Canadian National is benefiting from solid pricing, low costs and strong liquidity. For 2024, CNI anticipates to deliver adjusted earnings per share growth of approximately 10%. Efforts to reward its shareholders via dividends and buybacks are encouraging and highlight its financial strength. In January 2024, the company announced a 7% dividend hike. This marks the company’s 28th annual dividend increase. The firm is also active on the share buyback front. Strong cash flow generating ability supports its shareholder-friendly activities.

CNI has surpassed the Zacks Consensus Estimate in two of the last four quarters (missing the mark in the other two).

Price and Consensus: CNI

Canadian Pacific: Headquartered in Calgary, Canada, Canadian Pacific manages a transcontinental freight railway in Canada, the United States, and Mexico. We are encouraged by the Canadian Pacific’s decision to pay dividends.

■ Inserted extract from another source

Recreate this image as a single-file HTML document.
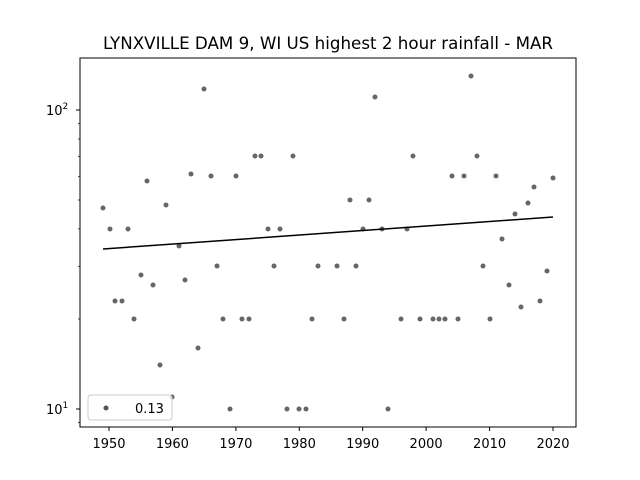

Canadian Pacific has an encouraging track record with respect to earnings surprise, having surpassed the Zacks Consensus Estimate in two of the past four quarters (missing the mark in the other two).

Price and Consensus: CP

CSX: Based in Jacksonville, FL, CSX offers rail-based freight transportation services like traditional rail service, transport of intermodal containers and trailers apart from rail-to-truck transfers.

CSX expects volumes in 2024 to grow in the low to mid-single digits, driven by strong anticipated performances in the merchandise, intermodal and coal units. To counter inflationary pressure, the railroad operator aims to improve efficiencies. The company's focus on improving workplace safety for employees is commendable. We are also impressed by CSX's efforts to reward its shareholders through dividends and buybacks. In February 2024, CSX raised its dividend by 9.1% to 12 cents per share.

CSX has a stellar track record with respect to earnings surprises. The company surpassed the Zacks Consensus Estimate in two of the past four quarters (in line with the mark in the remaining two quarters), with an average beat of 1.12%.

Price and Consensus: CSX

Norfolk Southern: Headquartered in Atlanta, GA, Norfolk Southern engages in the rail transportation of raw materials, intermediate products and finished goods in the United States.

We are impressed by Norfolk Southern’s efforts to reward its shareholders through dividends and buybacks.  Its strong free cash flow generating ability supports its shareholder-friendly activities. NSC’s focus on improving service, safety, and productivity despite the challenges is commendable. As a reflection of its focus on safety, NSC has been witnessing a reduction in the mainline accident rate.